Page MenuHomeSoftware Heritage

[HAL] Fix published zip in zip
Open, NormalPublic

Description

HAL publishes zip in zip content while we don't accept it
https://hal.inria.fr/hal-02355563v1

Event Timeline

moranegg triaged this task as Normal priority.Nov 8 2019, 12:30 PM
moranegg created this task.
moranegg created this object in space Restricted Space.
moranegg shifted this object from the Restricted Space space to the S1 Public space.

I'm not completely sure I get this ticket; I understand that HAL may (always?) produce invalid zip files when it uploads a deposit in SWH. So my questions are:

  • is this bug fixed on the HAL side?
  • should we just check such a deposit as invalid (thus refuse it)? or should we implement a slightly smarter approach where we identify the case of an archive file with a single archive file in it and deal with it (recursively unzip single archive in archive case)?
  • is there some cleanup to do in the swh archive or the deposit (as the title suggests)?

The deposit is visible and accessible on HAL without a link to SWH (because we rejected it).

  1. this ticket is open on HAL side as well, but I don't know at what priority level.
  2. we do check and than we reject it (this is why there is no link)
  3. I tagged it with [HAL] because I assume we want to keep the rejection but we need to make sure it is fixed

I can change the title to Make sure this is fixed

I am still not sure how to understand this.

I mean "this" in "make sure this is fixed" is not clear (also no need to retitle).
Does "this" refer to "published" in "published zip in zip", or does it refer to the "zip in zip" part?

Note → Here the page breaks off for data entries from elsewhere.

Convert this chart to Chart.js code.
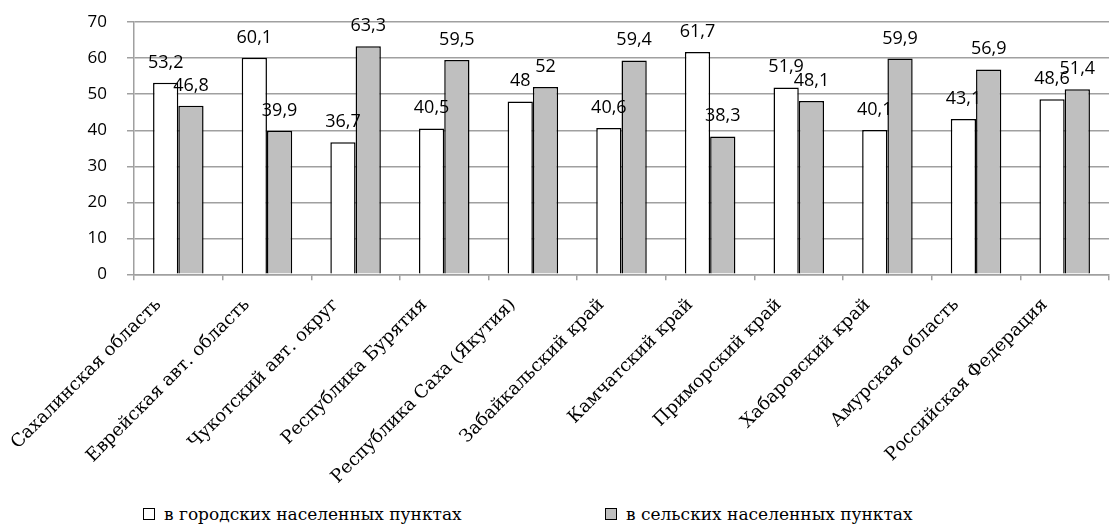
<!DOCTYPE html>
<html>
<head>
<meta charset="utf-8">
<script src="https://cdn.jsdelivr.net/npm/chart.js@4.4.1/dist/chart.umd.min.js"></script>
<style>
  html, body { margin: 0; padding: 0; background: #fff; overflow: hidden; }
  #wrap { position: relative; width: 1110px; height: 530px; overflow: hidden; }
  #regionChart { position: absolute; left: 0; top: -8px; }
  #legend { position: absolute; left: 0; top: 504px; width: 1110px; height: 24px;
            font-family: "DejaVu Serif", serif; font-size: 17px; color: #000; }
  .item { position: absolute; top: 0; white-space: nowrap; }
  .box { display: inline-block; width: 10px; height: 10px; border: 1.5px solid #000;
         margin-right: 9px; vertical-align: 0px; }
</style>
</head>
<body>
<div id="wrap">
  <canvas id="regionChart" width="1110" height="510"></canvas>
  <div id="legend"></div>
</div>
<script>
// regions (categories)
const regions = [
    'Сахалинская область',
    'Еврейская авт. область',
    'Чукотский авт. округ',
    'Республика Бурятия',
    'Республика Саха (Якутия)',
    'Забайкальский край',
    'Камчатский край',
    'Приморский край',
    'Хабаровский край',
    'Амурская область',
    'Российская Федерация'
];

// series values
const urbanValues = [53.2, 60.1, 36.7, 40.5, 48, 40.6, 61.7, 51.9, 40.1, 43.1, 48.6];
const ruralValues = [46.8, 39.9, 63.3, 59.5, 52, 59.4, 38.3, 48.1, 59.9, 56.9, 51.4];

// series names
const seriesNames = ['в городских населенных пунктах', 'в сельских населенных пунктах'];

// y axis ticks
const yTicks = [0, 10, 20, 30, 40, 50, 60, 70];

const seriesColors = ['#ffffff', '#bfbfbf'];

// value labels above bars (comma decimal)
const valueLabels = {
    id: 'valueLabels',
    afterDatasetsDraw(chart) {
        const c = chart.ctx;
        c.save();
        c.font = '18px "Open Sans", sans-serif';
        c.fillStyle = '#000';
        c.textAlign = 'center';
        c.textBaseline = 'alphabetic';
        chart.data.datasets.forEach((ds, i) => {
            const meta = chart.getDatasetMeta(i);
            meta.data.forEach((bar, j) => {
                const txt = String(ds.data[j]).replace('.', ',');
                c.fillText(txt, bar.x, bar.y - 15);
            });
        });
        c.restore();
    }
};

const ctx = document.getElementById('regionChart');

const regionChart = new Chart(ctx, {
    type: 'bar',
    data: {
        labels: regions,
        datasets: seriesNames.map((name, i) => ({
            label: name,
            data: i === 0 ? urbanValues : ruralValues,
            backgroundColor: seriesColors[i],
            borderColor: '#000000',
            borderWidth: 1.5,
            categoryPercentage: 0.57,
            barPercentage: 1.0
        }))
    },
    options: {
        responsive: false,
        animation: false,
        layout: { padding: { top: 0, right: 1, left: 0, bottom: 0 } },
        plugins: {
            legend: { display: false },
            tooltip: { enabled: false }
        },
        scales: {
            x: {
                grid: {
                    offset: true,
                    drawOnChartArea: false,
                    drawTicks: true,
                    tickLength: 6,
                    color: '#a0a0a0',
                    lineWidth: 1.5
                },
                border: { color: '#a0a0a0', width: 1.5 },
                ticks: {
                    autoSkip: false,
                    minRotation: 45,
                    maxRotation: 45,
                    color: '#000',
                    font: { family: '"DejaVu Serif", serif', size: 18 },
                    padding: 14,
                    labelOffset: -20
                }
            },
            y: {
                min: 0,
                max: 70,
                afterBuildTicks: axis => {
                    axis.ticks = yTicks.map(v => ({ value: v }));
                },
                // wide y axis so the plot starts where the original does
                afterFit: axis => { axis.width = 134; },
                grid: {
                    color: '#a0a0a0',
                    lineWidth: 1.5,
                    tickLength: 7
                },
                border: { color: '#a0a0a0', width: 1.5 },
                ticks: {
                    color: '#000',
                    font: { family: '"Open Sans", sans-serif', size: 17 },
                    padding: 20
                }
            }
        }
    },
    plugins: [valueLabels]
});

// legend built from the chart's datasets
const legendEl = document.getElementById('legend');
const legendX = [143, 605];
regionChart.data.datasets.forEach((ds, i) => {
    const item = document.createElement('span');
    item.className = 'item';
    item.style.left = legendX[i] + 'px';
    const box = document.createElement('span');
    box.className = 'box';
    box.style.background = ds.backgroundColor;
    item.appendChild(box);
    item.appendChild(document.createTextNode(ds.label));
    legendEl.appendChild(item);
});
</script>
</body>
</html>
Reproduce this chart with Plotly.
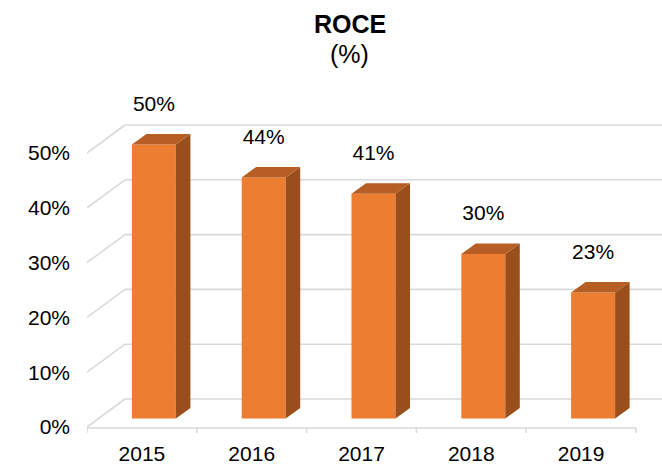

I.E. how exactly do we want to deal this situation when a deposit user send an archive (zip) file which content is a single archive (zip) file?

You write "we do check and th[e]n we reject", so what step should be fixed here? I understand "we do check" as "we check and the check is approved" (during the check-deposit step handled asynchronously by a first worker task).
Then I understand 'we reject' as "the loader-deposit task fails".

Is is correct?

If so, how do we want to fix this? Improving the first step (check-deposit) so it does not stamp the zip in a zip case as valid? Or do we improve the second step (load-deposit) so it handles properly the zip in a zip case?